MobiTV raises $21M as it pivots into set-top box-free IPTV for the living room

MobiTV, one of the first companies (est. 1999) to bring TV services to mobile devices, has raised some funding as it moves into a late-stage pivot to bring its technology to the living room. The company today announced that it has picked up a growth round of $21 million from Oak Investment Partners and Ally Bank.

It plans to use the funds for further development and marketing of its MobiTV ConnectTM Platform — a product for pay TV and on-demand TV providers to stream broadcast TV and offer other services, like catch-up and recording, without the need of a set-top box.

(It also can be incorporated into products like the Fire TV stick from Amazon, or Apple TV, to add live TV services to these.)

“We’ve made a big investment in the platform, and we want to get additional salespeople on the street and make sure we get more aggressive in the marketplace,” said Charlie Nooney, the company’s long-time CEO. “We have a supportive investment group and the timing was right.”

This is the first funding that MobiTV has raised in four years, but it’s not its first rodeo. Before today, the company (can you call an 18-year-old company a startup?) had raised nearly $143 million from a mix of strategic and financial investors that included Adobe, Hearst, Menlo Ventures and Redpoint. And in 2011, it applied for but then backed away from an IPO.

MobiTV cut its teeth early on by developing a way to deliver TV services to mobile devices, working with carriers like Sprint, T-Mobile and AT&T, who offered these as incentives to bring more people to its networks and pay them more beyond their basic monthly tariffs.

Ironically, we pointed out as far back as 2006 that MobiTV might pivot to larger screens over time. The argument we made then was that the mobile TV streaming market might be limited in the long term — “It’s effectively a cable television service that only does business with people who have 2 inch TVs,” Michael Arrington wrote.

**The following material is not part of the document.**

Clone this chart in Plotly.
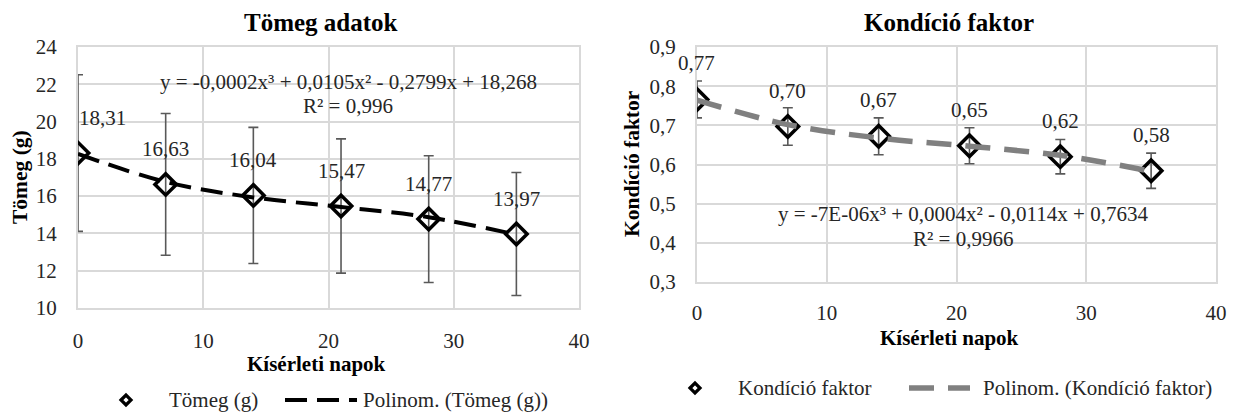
import numpy as np
import plotly.graph_objects as go

# ---------------- data ----------------
days = [0, 7, 14, 21, 28, 35]
tomeg = [18.31, 16.63, 16.04, 15.47, 14.77, 13.97]
tomeg_err = [4.2, 3.8, 3.65, 3.6, 3.4, 3.3]
kond = [0.766, 0.697, 0.672, 0.648, 0.620, 0.584]
kond_err = [0.047, 0.048, 0.047, 0.046, 0.044, 0.045]

eq_left = "y = -0,0002x³ + 0,0105x² - 0,2799x + 18,268"
r2_left = "R² = 0,996"
eq_right = "y = -7E-06x³ + 0,0004x² - 0,0114x + 0,7634"
r2_right = "R² = 0,9966"

W, H = 1236, 414
FONT = "Liberation Serif, Times New Roman, serif"
GRID = "#d9d9d9"
TXT = "#262626"
ERR = "#595959"
DASH_L = "22px,10px"
DASH_R = "25px,14px"
TREND_R = "#808080"


def px(xp):
    return xp / W


def py(yp):
    return 1 - yp / H


def fmt(v):
    return f"{v:.2f}".replace(".", ",")


# trend lines: cubic least-squares fit of the data (Excel polynomial trendline)
fit_l = np.polyval(np.polyfit(days, tomeg, 3), days)
fit_r = np.polyval(np.polyfit(days, kond, 3), days)

fig = go.Figure()

fig.add_trace(go.Scatter(
    x=days, y=tomeg, mode="markers", name="Tömeg (g)",
    marker=dict(symbol="diamond-open", size=16.5, color="black", line=dict(width=3.5)),
    error_y=dict(type="data", array=tomeg_err, color=ERR, thickness=1.6, width=5),
    xaxis="x", yaxis="y",
))
fig.add_trace(go.Scatter(
    x=days, y=fit_l, mode="lines", name="Polinom. (Tömeg (g))", line_shape="spline",
    line=dict(color="black", width=4, dash=DASH_L),
    xaxis="x", yaxis="y",
))
fig.add_trace(go.Scatter(
    x=days, y=kond, mode="markers", name="Kondíció faktor",
    marker=dict(symbol="diamond-open", size=16.5, color="black", line=dict(width=3.5)),
    error_y=dict(type="data", array=kond_err, color=ERR, thickness=1.6, width=5),
    xaxis="x2", yaxis="y2",
))
fig.add_trace(go.Scatter(
    x=days, y=fit_r, mode="lines", name="Polinom. (Kondíció faktor)", line_shape="spline",
    line=dict(color=TREND_R, width=5.5, dash=DASH_R),
    xaxis="x2", yaxis="y2",
))

axis_common = dict(
    showgrid=True, gridcolor=GRID, gridwidth=1.5,
    showline=True, linecolor=GRID, linewidth=2, mirror=True,
    zeroline=False, ticks="", automargin=False,
    tickfont=dict(family=FONT, size=21, color=TXT),
)

annotations = []
for i, (d, v) in enumerate(zip(days, tomeg)):
    annotations.append(dict(x=d, y=v, xref="x", yref="y", text=fmt(v), showarrow=False,
                            yshift=35, xshift=24 if i == 0 else 0,
                            font=dict(family=FONT, size=21, color=TXT)))
for i, (d, v) in enumerate(zip(days, kond)):
    annotations.append(dict(x=d, y=v, xref="x2", yref="y2", text=fmt(v), showarrow=False,
                            yshift=36, xshift=-1 if i == 0 else 0,
                            font=dict(family=FONT, size=21, color=TXT)))


def paper_text(x, y, text, size, bold=False, angle=0, color=TXT, xanchor="center"):
    t = f"<b>{text}</b>" if bold else text
    return dict(x=px(x), y=py(y), xref="paper", yref="paper", text=t, showarrow=False,
                textangle=angle, xanchor=xanchor, yanchor="middle", borderpad=0,
                font=dict(family=FONT, size=size, color=color))


annotations += [
    paper_text(321, 22, "Tömeg adatok", 25, bold=True, color="black"),
    paper_text(949, 22, "Kondíció faktor", 25, bold=True, color="black"),
    paper_text(316, 364, "Kísérleti napok", 21, bold=True, color="black"),
    paper_text(949, 338, "Kísérleti napok", 21, bold=True, color="black"),
    paper_text(20, 177, "Tömeg (g)", 21.5, bold=True, angle=-90, color="black"),
    paper_text(632, 164, "Kondíció faktor", 21.5, bold=True, angle=-90, color="black"),
    paper_text(348, 82, eq_left, 21),
    paper_text(348, 106, r2_left, 21),
    paper_text(963, 214, eq_right, 21),
    paper_text(963, 239, r2_right, 21),
    # legend texts
    paper_text(168, 400, "Tömeg (g)", 21, xanchor="left"),
    paper_text(362, 400, "Polinom. (Tömeg (g))", 21, xanchor="left"),
    paper_text(737, 388, "Kondíció faktor", 21, xanchor="left"),
    paper_text(982, 388, "Polinom. (Kondíció faktor)", 21, xanchor="left"),
]


def legend_diamond(cx, cy, r=5):
    path = (f"M {px(cx - r)},{py(cy)} L {px(cx)},{py(cy - r)} "
            f"L {px(cx + r)},{py(cy)} L {px(cx)},{py(cy + r)} Z")
    return dict(type="path", xref="paper", yref="paper", path=path,
                fillcolor="white", line=dict(color="black", width=3.2))


shapes = [
    legend_diamond(126, 400),
    dict(type="line", xref="paper", yref="paper", x0=px(285), x1=px(357),
         y0=py(400), y1=py(400), line=dict(color="black", width=4, dash=DASH_L)),
    legend_diamond(695, 388),
    dict(type="line", xref="paper", yref="paper", x0=px(909), x1=px(970),
         y0=py(388), y1=py(388), line=dict(color=TREND_R, width=5.5, dash=DASH_R)),
]

fig.update_layout(
    width=W, height=H, autosize=False,
    margin=dict(l=0, r=0, t=0, b=0, pad=0, autoexpand=False),
    paper_bgcolor="white", plot_bgcolor="white",
    font=dict(family=FONT, color=TXT),
    separators=", ",
    showlegend=False,
    xaxis=dict(domain=[px(78), px(579)], range=[0, 40], dtick=10, anchor="y",
               ticklabelstandoff=13, **axis_common),
    yaxis=dict(domain=[py(308), py(47)], range=[10, 24], dtick=2, anchor="x",
               ticklabelstandoff=15, **axis_common),
    xaxis2=dict(domain=[px(697), px(1216)], range=[0, 40], dtick=10, anchor="y2",
                ticklabelstandoff=11, **axis_common),
    yaxis2=dict(domain=[py(282), py(47)], range=[0.3, 0.9], dtick=0.1, tickformat=".1f",
                anchor="x2", ticklabelstandoff=15, **axis_common),
    annotations=annotations,
    shapes=shapes,
)

fig.write_html(
    "out.html",
    post_script=(
        "document.body.style.margin='0';"
        "document.body.style.padding='0';"
        "document.documentElement.style.overflow='hidden';"
    ),
)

But things changed: Screens got a lot bigger, and networks got faster. Today, we watch a lot of video on smartphones: around 25 percent of U.S. adults watch a TV show or movie daily on a smartphone, according to eMarketer figures from April 2016. Yet the pull for broadcast TV on mobile has slackened for other reasons: the kind of TV we watch has centered around on-demand content, apps and video that appears in news feeds on social networks, making MobiTV less of a must-have for mobile.

Where MobiTV has a break today, though, is in the at-home TV market: pay-TV providers (and their consumers) are looking for a way beyond set-top boxes, which can be expensive for consumers to buy, costly to maintain for the pay-TV providers and often limited in their functionality. Their clunkiness, in fact, has made them ripe for disruption, and many now opt for lighter options like Fire TV or Apple TV to bypass those services altogether. In other words, pay-TV providers need to find other routes to providing services to customers that can compete better with the newer generation of video services.

Nooney said that MobiTV anticipated all of these changes and that it would eventually try to shift its own service to other kinds of screens beyond mobile. “But the shift to IPTV has happened slower in the U.S. compared to other markets, so we shifted our focus, too.”

One place where MobiTV has been testing its newer service is in India, where it’s working with Reliance on its 4G service Jio to deliver a TV offering with 350 live channels, catch-up TV for seven days and DVR recording capabilities.

And now it’s using the funding to focus its attention on the U.S. again. MobiTV has already announced deals with C Spire, DirectLink and Citizens Fiber to use its MobiTV ConnectTM Platform to shift to IP delivery of their TV services. 

As this takes off, it may also lead to a name change in the near future.

“I get the question about our name asked a lot, but I spent a lot of money for a sign on the side of the building,” Nooney joked, but also admitted that it may start to cause some confusion in the market as too many people assume it’s just about smartphones and tablets, and a now-very legacy service. “The thing that we’re good at is providing this solution wherever you are. But we are having that discussion about changing our name. I don’t have a great answer yet. If we do it, we want to do it right.”

The company had been cash-flow positive, Nooney said, although it has “dipped out” of that now in a bid for growth. MobiTV is not disclosing its valuation, but I understand from sources that it is definitely under $500 million.